Good morning. Every third minute someone in the UK begins living with dementia. I've been pondering that stark statistic this week, after seeing the stage version of Still Alice. Lisa Genova's novel, on which the play is based, is a study of a fifty-year-old university professor, Alison Howland, who has early-onset dementia. Four years ago Julieanne Moore received an Oscar for best actress in the film version. Like many others, Alice is aware of what's happening to her in the first stages of her illness. While still working as an academic, she has moments when she cannot find her way around her house or goes to work in her dressing gown. Realising what's going on Alice simply says "I miss myself". It's a reminder of how much our identity is bound up with memory. Alice remembers enough to know what she's losing. We don't think brushing our teeth is much of a feat of memory at all. But in this context it is. So too is our ability to recognise the faces of the people we know.

Some research from the University of York published this week illustrated just how large is the capacity of the average human memory for facial recognition. My recall of names and faces comes more slowly as my years advance, so I was intrigued to learn that most of us are able to register and recall 5,000 people. For much of human history that's more people than anyone would meet in a lifetime.

It can be crushing when someone you thought knew you well doesn't recognise you. Your self-worth takes a dent. If someone's truly observant they may see that written on your face. Our faces disclose much more than our appearance.
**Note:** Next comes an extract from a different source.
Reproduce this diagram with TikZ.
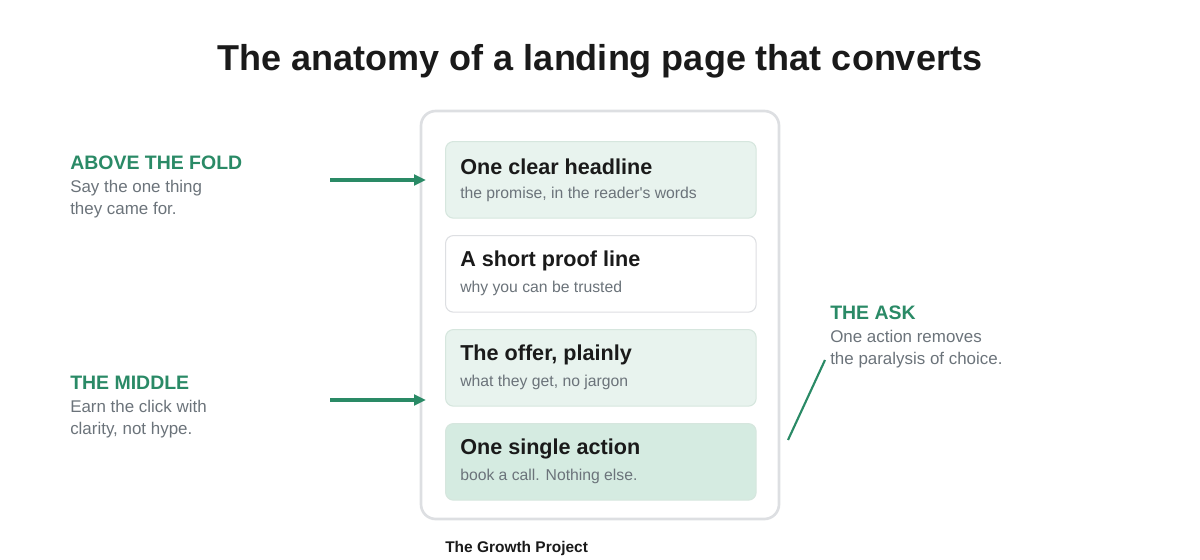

Perhaps it's no surprise then that there's rather a lot in the Bible about seeking the face of the Lord, all part of a search for God in the midst of life. In Matthew's Gospel we are told he's to be seen and recognised in the poor, the hungry, the stranger and the prisoner. The list isn't exhaustive and I would want to add those suffering from dementia to it, desperately hard though it is to bear seeing someone with so much taken away. In the stage version of Still Alice, the action begins in a cluttered family home. As one scene follows another everything is removed until only two canvas chairs remain for Alice and her husband. While we still see in her the person she was and is, she's reached the stage of not being able to recognise others, truly to see them. And that's perhaps the biggest deprivation of all.